───── MATERIAL SUPPLIED

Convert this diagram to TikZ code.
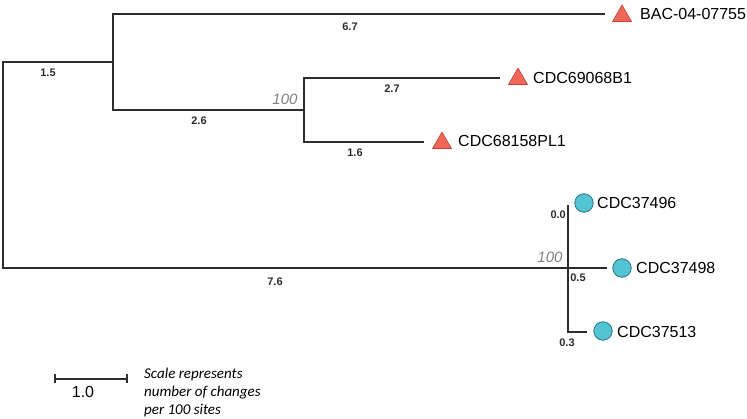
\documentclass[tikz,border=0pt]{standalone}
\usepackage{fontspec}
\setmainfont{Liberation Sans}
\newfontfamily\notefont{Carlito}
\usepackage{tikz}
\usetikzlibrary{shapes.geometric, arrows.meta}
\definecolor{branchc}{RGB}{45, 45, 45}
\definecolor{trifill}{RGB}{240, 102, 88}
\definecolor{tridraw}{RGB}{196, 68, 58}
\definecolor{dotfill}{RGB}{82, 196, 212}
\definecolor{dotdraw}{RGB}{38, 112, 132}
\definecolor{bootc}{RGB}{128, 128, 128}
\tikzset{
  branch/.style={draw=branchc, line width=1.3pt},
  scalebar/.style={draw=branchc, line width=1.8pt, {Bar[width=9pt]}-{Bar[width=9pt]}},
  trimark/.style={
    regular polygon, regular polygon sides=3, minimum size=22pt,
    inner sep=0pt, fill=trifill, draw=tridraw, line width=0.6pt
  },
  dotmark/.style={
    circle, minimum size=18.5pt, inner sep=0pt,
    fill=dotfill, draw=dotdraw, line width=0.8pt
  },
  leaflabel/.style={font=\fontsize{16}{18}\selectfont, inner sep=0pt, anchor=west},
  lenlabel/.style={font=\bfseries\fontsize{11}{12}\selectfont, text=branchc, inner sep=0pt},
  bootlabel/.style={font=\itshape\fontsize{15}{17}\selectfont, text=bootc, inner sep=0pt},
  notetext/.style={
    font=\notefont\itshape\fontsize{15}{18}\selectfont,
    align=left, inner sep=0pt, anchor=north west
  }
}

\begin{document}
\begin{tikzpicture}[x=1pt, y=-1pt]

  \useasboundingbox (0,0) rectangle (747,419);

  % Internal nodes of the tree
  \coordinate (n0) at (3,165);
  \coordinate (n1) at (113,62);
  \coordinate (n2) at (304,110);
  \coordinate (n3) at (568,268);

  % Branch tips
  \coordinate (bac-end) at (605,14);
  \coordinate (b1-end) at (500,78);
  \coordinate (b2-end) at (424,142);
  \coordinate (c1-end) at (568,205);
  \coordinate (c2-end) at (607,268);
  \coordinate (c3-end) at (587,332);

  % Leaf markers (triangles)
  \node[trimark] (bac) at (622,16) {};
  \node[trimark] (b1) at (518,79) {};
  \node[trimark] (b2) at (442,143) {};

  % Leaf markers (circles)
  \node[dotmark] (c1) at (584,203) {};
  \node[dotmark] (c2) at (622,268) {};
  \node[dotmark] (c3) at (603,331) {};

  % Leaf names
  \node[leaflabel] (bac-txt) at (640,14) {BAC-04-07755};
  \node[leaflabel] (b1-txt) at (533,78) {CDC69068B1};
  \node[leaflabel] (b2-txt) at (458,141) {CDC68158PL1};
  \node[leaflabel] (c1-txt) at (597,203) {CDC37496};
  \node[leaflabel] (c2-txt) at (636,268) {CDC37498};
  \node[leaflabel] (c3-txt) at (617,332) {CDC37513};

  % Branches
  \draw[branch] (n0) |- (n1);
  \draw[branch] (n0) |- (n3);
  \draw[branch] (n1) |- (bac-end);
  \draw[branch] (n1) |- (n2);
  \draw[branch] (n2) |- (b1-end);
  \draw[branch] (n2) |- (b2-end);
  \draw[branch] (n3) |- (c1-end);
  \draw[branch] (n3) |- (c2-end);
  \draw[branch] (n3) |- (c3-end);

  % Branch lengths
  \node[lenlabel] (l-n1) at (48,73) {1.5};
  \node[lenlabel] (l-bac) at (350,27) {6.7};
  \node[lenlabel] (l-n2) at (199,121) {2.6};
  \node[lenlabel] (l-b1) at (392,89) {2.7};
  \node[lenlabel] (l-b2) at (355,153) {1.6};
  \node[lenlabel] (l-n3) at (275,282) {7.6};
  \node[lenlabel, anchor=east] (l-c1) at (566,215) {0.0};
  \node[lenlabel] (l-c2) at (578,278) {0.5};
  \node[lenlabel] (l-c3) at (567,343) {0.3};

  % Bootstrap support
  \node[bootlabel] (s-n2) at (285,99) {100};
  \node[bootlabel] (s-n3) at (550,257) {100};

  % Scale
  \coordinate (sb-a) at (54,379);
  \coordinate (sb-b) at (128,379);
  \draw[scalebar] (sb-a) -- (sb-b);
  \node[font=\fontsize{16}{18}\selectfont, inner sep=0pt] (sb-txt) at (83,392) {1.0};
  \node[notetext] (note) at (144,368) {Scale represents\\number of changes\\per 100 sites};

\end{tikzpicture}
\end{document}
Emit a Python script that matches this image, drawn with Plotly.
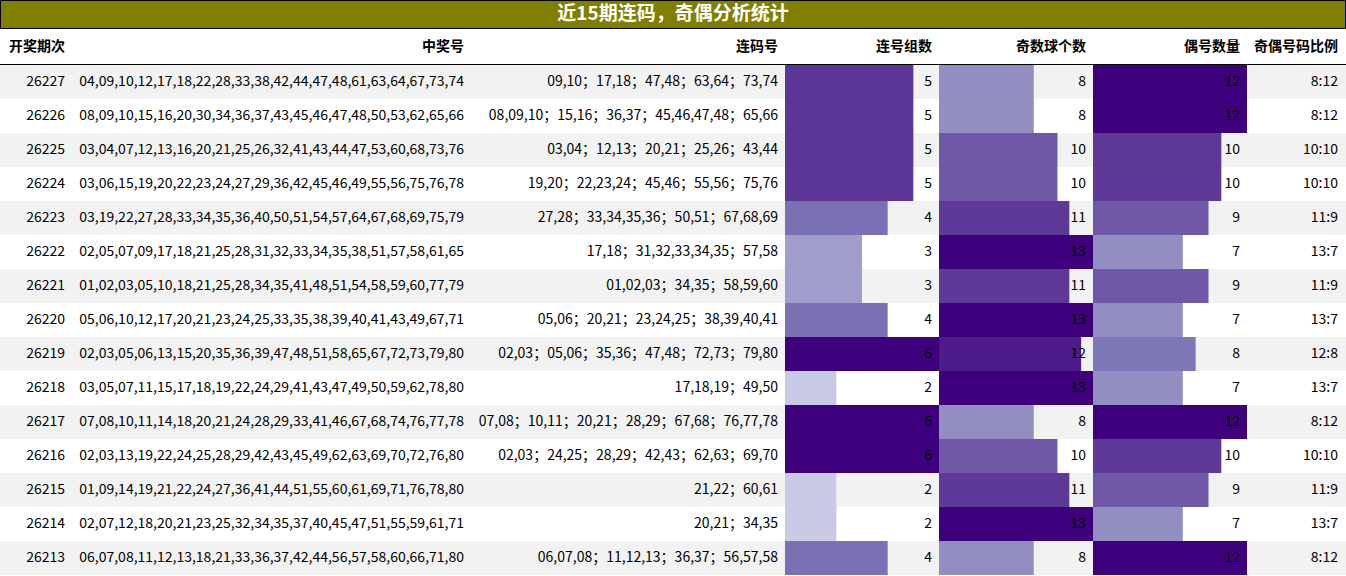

──────────

[WHAT YOU WILL DO] Return all the entries word for word, but omit any pictures they contain.

[WRITTEN SOLUTION]
Convert this diagram to TikZ code.
\documentclass[tikz,border=0pt]{standalone}
\usepackage{fontspec}
\setmainfont{Liberation Sans}
\newfontfamily\notefont{Carlito}
\usepackage{tikz}
\usetikzlibrary{shapes.geometric, arrows.meta}
\definecolor{branchc}{RGB}{45, 45, 45}
\definecolor{trifill}{RGB}{240, 102, 88}
\definecolor{tridraw}{RGB}{196, 68, 58}
\definecolor{dotfill}{RGB}{82, 196, 212}
\definecolor{dotdraw}{RGB}{38, 112, 132}
\definecolor{bootc}{RGB}{128, 128, 128}
\tikzset{
  branch/.style={draw=branchc, line width=1.3pt},
  scalebar/.style={draw=branchc, line width=1.8pt, {Bar[width=9pt]}-{Bar[width=9pt]}},
  trimark/.style={
    regular polygon, regular polygon sides=3, minimum size=22pt,
    inner sep=0pt, fill=trifill, draw=tridraw, line width=0.6pt
  },
  dotmark/.style={
    circle, minimum size=18.5pt, inner sep=0pt,
    fill=dotfill, draw=dotdraw, line width=0.8pt
  },
  leaflabel/.style={font=\fontsize{16}{18}\selectfont, inner sep=0pt, anchor=west},
  lenlabel/.style={font=\bfseries\fontsize{11}{12}\selectfont, text=branchc, inner sep=0pt},
  bootlabel/.style={font=\itshape\fontsize{15}{17}\selectfont, text=bootc, inner sep=0pt},
  notetext/.style={
    font=\notefont\itshape\fontsize{15}{18}\selectfont,
    align=left, inner sep=0pt, anchor=north west
  }
}

\begin{document}
\begin{tikzpicture}[x=1pt, y=-1pt]

  \useasboundingbox (0,0) rectangle (747,419);

  % Internal nodes of the tree
  \coordinate (n0) at (3,165);
  \coordinate (n1) at (113,62);
  \coordinate (n2) at (304,110);
  \coordinate (n3) at (568,268);

  % Branch tips
  \coordinate (bac-end) at (605,14);
  \coordinate (b1-end) at (500,78);
  \coordinate (b2-end) at (424,142);
  \coordinate (c1-end) at (568,205);
  \coordinate (c2-end) at (607,268);
  \coordinate (c3-end) at (587,332);

  % Leaf markers (triangles)
  \node[trimark] (bac) at (622,16) {};
  \node[trimark] (b1) at (518,79) {};
  \node[trimark] (b2) at (442,143) {};

  % Leaf markers (circles)
  \node[dotmark] (c1) at (584,203) {};
  \node[dotmark] (c2) at (622,268) {};
  \node[dotmark] (c3) at (603,331) {};

  % Leaf names
  \node[leaflabel] (bac-txt) at (640,14) {BAC-04-07755};
  \node[leaflabel] (b1-txt) at (533,78) {CDC69068B1};
  \node[leaflabel] (b2-txt) at (458,141) {CDC68158PL1};
  \node[leaflabel] (c1-txt) at (597,203) {CDC37496};
  \node[leaflabel] (c2-txt) at (636,268) {CDC37498};
  \node[leaflabel] (c3-txt) at (617,332) {CDC37513};

  % Branches
  \draw[branch] (n0) |- (n1);
  \draw[branch] (n0) |- (n3);
  \draw[branch] (n1) |- (bac-end);
  \draw[branch] (n1) |- (n2);
  \draw[branch] (n2) |- (b1-end);
  \draw[branch] (n2) |- (b2-end);
  \draw[branch] (n3) |- (c1-end);
  \draw[branch] (n3) |- (c2-end);
  \draw[branch] (n3) |- (c3-end);

  % Branch lengths
  \node[lenlabel] (l-n1) at (48,73) {1.5};
  \node[lenlabel] (l-bac) at (350,27) {6.7};
  \node[lenlabel] (l-n2) at (199,121) {2.6};
  \node[lenlabel] (l-b1) at (392,89) {2.7};
  \node[lenlabel] (l-b2) at (355,153) {1.6};
  \node[lenlabel] (l-n3) at (275,282) {7.6};
  \node[lenlabel, anchor=east] (l-c1) at (566,215) {0.0};
  \node[lenlabel] (l-c2) at (578,278) {0.5};
  \node[lenlabel] (l-c3) at (567,343) {0.3};

  % Bootstrap support
  \node[bootlabel] (s-n2) at (285,99) {100};
  \node[bootlabel] (s-n3) at (550,257) {100};

  % Scale
  \coordinate (sb-a) at (54,379);
  \coordinate (sb-b) at (128,379);
  \draw[scalebar] (sb-a) -- (sb-b);
  \node[font=\fontsize{16}{18}\selectfont, inner sep=0pt] (sb-txt) at (83,392) {1.0};
  \node[notetext] (note) at (144,368) {Scale represents\\number of changes\\per 100 sites};

\end{tikzpicture}
\end{document}
Emit a Python script that matches this image, drawn with Plotly.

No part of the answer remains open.